Se pourrait-il que l’Église de notre temps risque de faire passer le temporel avant l’éternel, perdant ainsi sa force intérieure et étant menacée par les péchés et les fausses doctrines qui veulent infester et détruire le Corps mystique du Christ ?
La déclaration de Nicola Bux se poursuit en citant le cardinal Ratzinger, qui se lamentait déjà en 1985 : »Le concept même d’Église est en crise. Elle est considérée comme une organisation qui doit s’occuper du corps et non des âmes. Or, Jésus-Christ est venu dans le monde pour sauver les âmes du péché et les ramener à Dieu le Père. Il n’est pas venu pour résoudre les problèmes économiques et sociaux résultant de l’occupation romaine de la Palestine ».

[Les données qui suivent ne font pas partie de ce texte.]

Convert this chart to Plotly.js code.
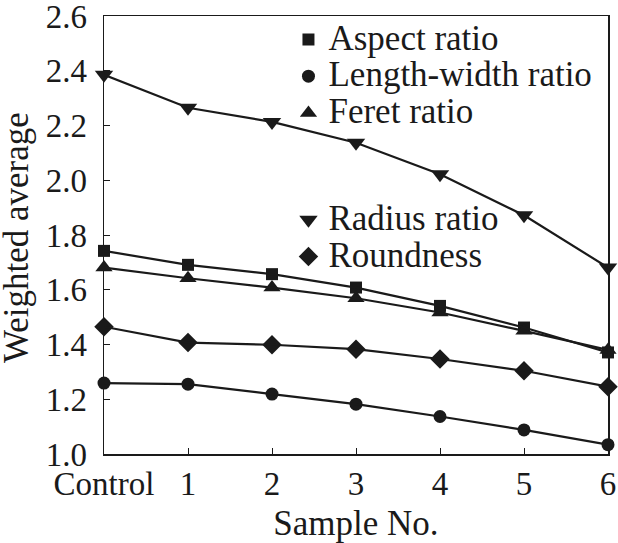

Et Don Bux poursuit son approche :
« Une conception de l’Église s’est répandue, allant de Che Guevara à Mère Teresa – comme le chante Jovanotti – où chacun peut vivre à sa guise, sans nécessairement se convertir à Jésus-Christ et sans observer les commandements de Dieu. Tout cela conduit à une perte de l’identité catholique, notamment parce qu’une mentalité non catholique s’est infiltrée dans l’Église ».
Certes, nous devons toujours nous occuper des pauvres, mus par la charité chrétienne, et nous devons aussi contribuer à résoudre les problèmes du monde ; mais tout cela doit être intégré dans la grande mission de l’Église, qui, comme nous l’avons dit, est l’annonce de l’Évangile. La balance ne doit pas trop pencher vers la dimension horizontale, car nous risquons alors de perdre la dimension transcendantale.
Je crois qu’il plaît à Dieu de nous voir soucieux de vivre dans sa grâce et engagés à témoigner du Christ. Il est nécessaire de proclamer et de défendre le grand don de pouvoir appartenir à l’Église. Le renouvellement de l’Église se produit grâce à ceux qui s’efforcent de mener une vie sainte dans le monde, témoignant ainsi de la sainteté de l’Église.
Le Seigneur sera-t-il satisfait de l’état de l’Église ? Produit-elle suffisamment de raisins doux ou trop de fruits amers ? Sommes-nous une source de joie pour Dieu ?
Seul Dieu saura répondre à ces questions ! Mais nous, quant à nous, nous pouvons nous efforcer de produire les fruits dont nous savons qu’ils lui plairont : une prière sincère et un témoignage authentique, accompagnés d’œuvres de miséricorde spirituelles et corporelles.